For the 2009-10 and later income years, division 35 of the ITAA 1997 will apply to defer a non-commercial loss from a business activity unless (relevant to this division):

      · you meet the income requirement and you pass one of the four tests

      · the exceptions apply

      · the Commissioner exercises his discretion.

In your situation, one partner meets the income requirement and passes one of the four tests and consequently there is no requirement for the Commissioner's discretion from May 200Y to 30 June 20ZZ.

The second partner does not meet the income requirement (that is, their taxable income, excluding their business losses, exceeds $250,000) and they do not come under any of the exceptions. The business losses are therefore subject to the deferral rule unless the Commissioner exercises his discretion.

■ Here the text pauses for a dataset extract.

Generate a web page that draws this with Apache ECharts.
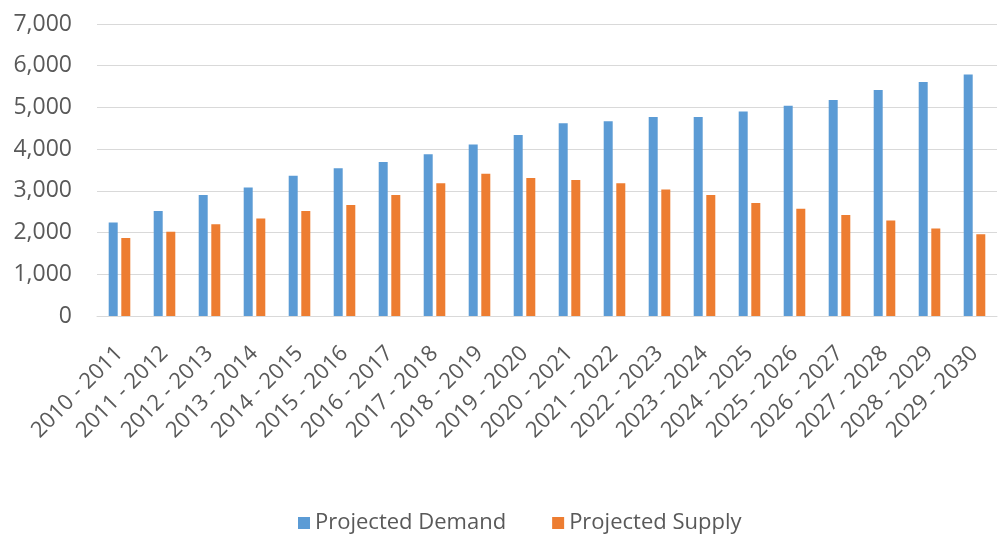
<!DOCTYPE html>
<html>
<head>
<meta charset="utf-8">
<script src="https://cdn.jsdelivr.net/npm/echarts@6/dist/echarts.min.js"></script>
<style>
  html, body { margin: 0; padding: 0; background: #fff; }
  #chart { width: 998px; height: 538px; }
</style>
</head>
<body>
<div id="chart"></div>
<script>
var categories = [
    '2010 - 2011', '2011 - 2012', '2012 - 2013', '2013 - 2014', '2014 - 2015',
    '2015 - 2016', '2016 - 2017', '2017 - 2018', '2018 - 2019', '2019 - 2020',
    '2020 - 2021', '2021 - 2022', '2022 - 2023', '2023 - 2024', '2024 - 2025',
    '2025 - 2026', '2026 - 2027', '2027 - 2028', '2028 - 2029', '2029 - 2030'
];
var demand = [2240, 2520, 2900, 3080, 3360, 3540, 3690, 3880, 4110, 4340,
              4620, 4670, 4770, 4770, 4900, 5040, 5180, 5420, 5610, 5790];
var supply = [1870, 2020, 2200, 2340, 2520, 2660, 2900, 3180, 3410, 3310,
              3260, 3180, 3030, 2900, 2710, 2570, 2420, 2290, 2100, 1960];

var chart = echarts.init(document.getElementById('chart'), null, {renderer: 'canvas'});

var option = {
    backgroundColor: '#fff',
    animation: false,
    textStyle: {fontFamily: 'Open Sans'},
    grid: {left: 97, right: 1, top: 24, bottom: 222, containLabel: false},
    legend: {
        left: 293,
        top: 507,
        itemWidth: 12,
        itemHeight: 12,
        itemGap: 46,
        icon: 'rect',
        textStyle: {fontSize: 22, color: '#595959', fontFamily: 'Open Sans'},
        data: ['Projected Demand', 'Projected Supply']
    },
    xAxis: {
        type: 'category',
        data: categories,
        axisTick: {show: false},
        axisLine: {lineStyle: {color: '#d9d9d9', width: 1}},
        axisLabel: {
            rotate: 45,
            interval: 0,
            margin: 34,
            fontSize: 22,
            color: '#595959'
        }
    },
    yAxis: {
        type: 'value',
        min: 0,
        max: 7000,
        interval: 1000,
        axisLine: {show: false},
        axisTick: {show: false},
        splitLine: {lineStyle: {color: '#d9d9d9', width: 1}},
        axisLabel: {
            margin: 25,
            fontSize: 23,
            color: '#595959',
            formatter: function (v) {
                return v.toLocaleString('en-US');
            }
        }
    },
    series: [
        {
            name: 'Projected Demand',
            type: 'bar',
            data: demand,
            barWidth: 9,
            barGap: '40%',
            itemStyle: {color: '#5B9BD5'}
        },
        {
            name: 'Projected Supply',
            type: 'bar',
            data: supply,
            barWidth: 9,
            barGap: '40%',
            itemStyle: {color: '#ED7D31'}
        }
    ]
};

chart.setOption(option);
</script>
</body>
</html>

The relevant discretion may be exercised for the income year in question where:

      · it is in the nature of your business activity that there will be a lead time before a tax profit can be produced

      · there is an objective expectation your business activity will produce a tax profit within a commercially viable period for your industry.

Having regard to your full circumstances, it is accepted that it is in the nature of your business activity to require a lead time and that there is an objective expectation it will produce a tax profit within a period which is commercially viable for this industry.

Consequently the Commissioner will exercise his discretion for this partner from May 200Y to 30 June 2010.